Eine Untersuchung der bisherigen, sehr kläglichen Errungenschaften der Landreform bestätigen die Befürchtungen der Forscher aus Johannesburg. Schon seit die erste ANC-Regierung an die Macht kam, wechselt in Südafrika Land seine Besitzer: Schwarze bekommen, was lange Zeit Weißen gehörte. Dieser Umverteilung liegt der Gedanke zugrunde, dass es unter dem Apartheidsregime keine gerechten Landgeschäfte gegeben haben kann – Schwarzen war es seit 1913 verboten, außerhalb ihrer „Homeland“ genannten Reservate Land zu besitzen. Heute können Gemeinschaften von ehemaligen schwarzen Landbesitzern – beziehungsweise deren Nachkommen – beantragen, ein Stück Land, das mal ihnen gehörte, zurückzubekommen. Der Staat prüft den Antrag, und wenn er ihn bewilligt, nimmt er dem weißen Bauern, der dort inzwischen lebt, das Land ab. Gegen eine Entschädigungszahlung. Die ehemaligen Besitzer können dann entweder das Land nehmen oder verzichten und sich vom Staat auszahlen lassen.

So wurden zwischen 1994 und 1998 rund 79 000 Anträge auf Landübertragung gestellt. 2013 gab der damalige Landreform-Minister Gugile Nkwinti bekannt, dass davon fast alle erfolgreich waren. Nkwinti erwartete, dass sich die Kläger „nun auf das Land stürzen würden“. Doch er irrte sich gewaltig: In nur 5800 Fällen wollten die neuen Herren des Lands dieses tatsächlich auch erhalten – alle anderen bevorzugten Bargeld. Nkwinti erkannte damals eines der Hauptprobleme: „Wir haben kein Landvolk mehr, nur noch Angestellte.“ Während die Gettos in den Städten wachsen, verödet das Land. Jeffery: „Was geschieht, ist schlicht und einfach: Die weißen Farmer verlieren ihr Land und gehen nicht selten fort; die Antragsteller verzichten auf Grund und Boden, so dass dieser dem Staat zufällt; in dessen Händen verrottet er langsam, aber sicher.“

Sollte das Land in Zukunft enteignet werden können, ohne dass die derzeitigen Besitzer dafür entschädigt werden, dürfte es noch weitaus schlimmer kommen. Allein die Androhung dieser Maßnahme versetzt bereits jetzt die Banken in Angst und Schrecken. Bei ihnen sind die südafrikanischen Landwirte derzeit mit rund elf Milliarden Euro verschuldet. Wie die Banken bei einer Enteignungswelle an ihr Geld kommen sollen, steht in den Sternen.

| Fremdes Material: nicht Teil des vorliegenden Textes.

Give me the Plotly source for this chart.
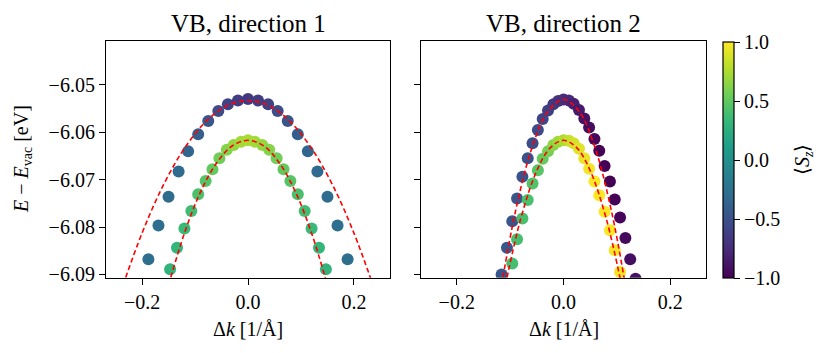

Nach Meinung der Forscher um Jeffery sollte der Staat in die Infrastruktur und Ausbildung investieren anstatt in die Verstaatlichung von Land. Selbst wenn sich Schwarze bereit erklärten, Landwirtschaft zu betreiben, würden sie von der Regierung im Stich gelassen und könnte dann oft nicht erfolgreich wirtschaften. Zudem lägen riesige Flächen fruchtbaren Lands in den Stammesgebieten der früheren Homelands brach.

Jefferys Institut warf schon vor zwölf Jahren in einer von der Friedrich-Naumann-Stiftung unterstützten Studie die Frage auf: „Wenn Menschen, die schon jetzt Zugang zu Land haben, es nicht für die Landwirtschaft nutzen – warum sollten die in Zukunft von der Umverteilung des Lands Begünstigten anders damit umgehen?“ Unklar sei auch, warum zusätzliche Landtransfers nötig sein sollten, wenn jetzt schon Land zugänglich sei und brach liege. Als die Studie veröffentlicht wurde, schwebte eine Verschärfung der Landreform bereits wie ein Damoklesschwert über Südafrikas kommerzieller Landwirtschaft. Nun scheint sie beschlossene Sache zu sein.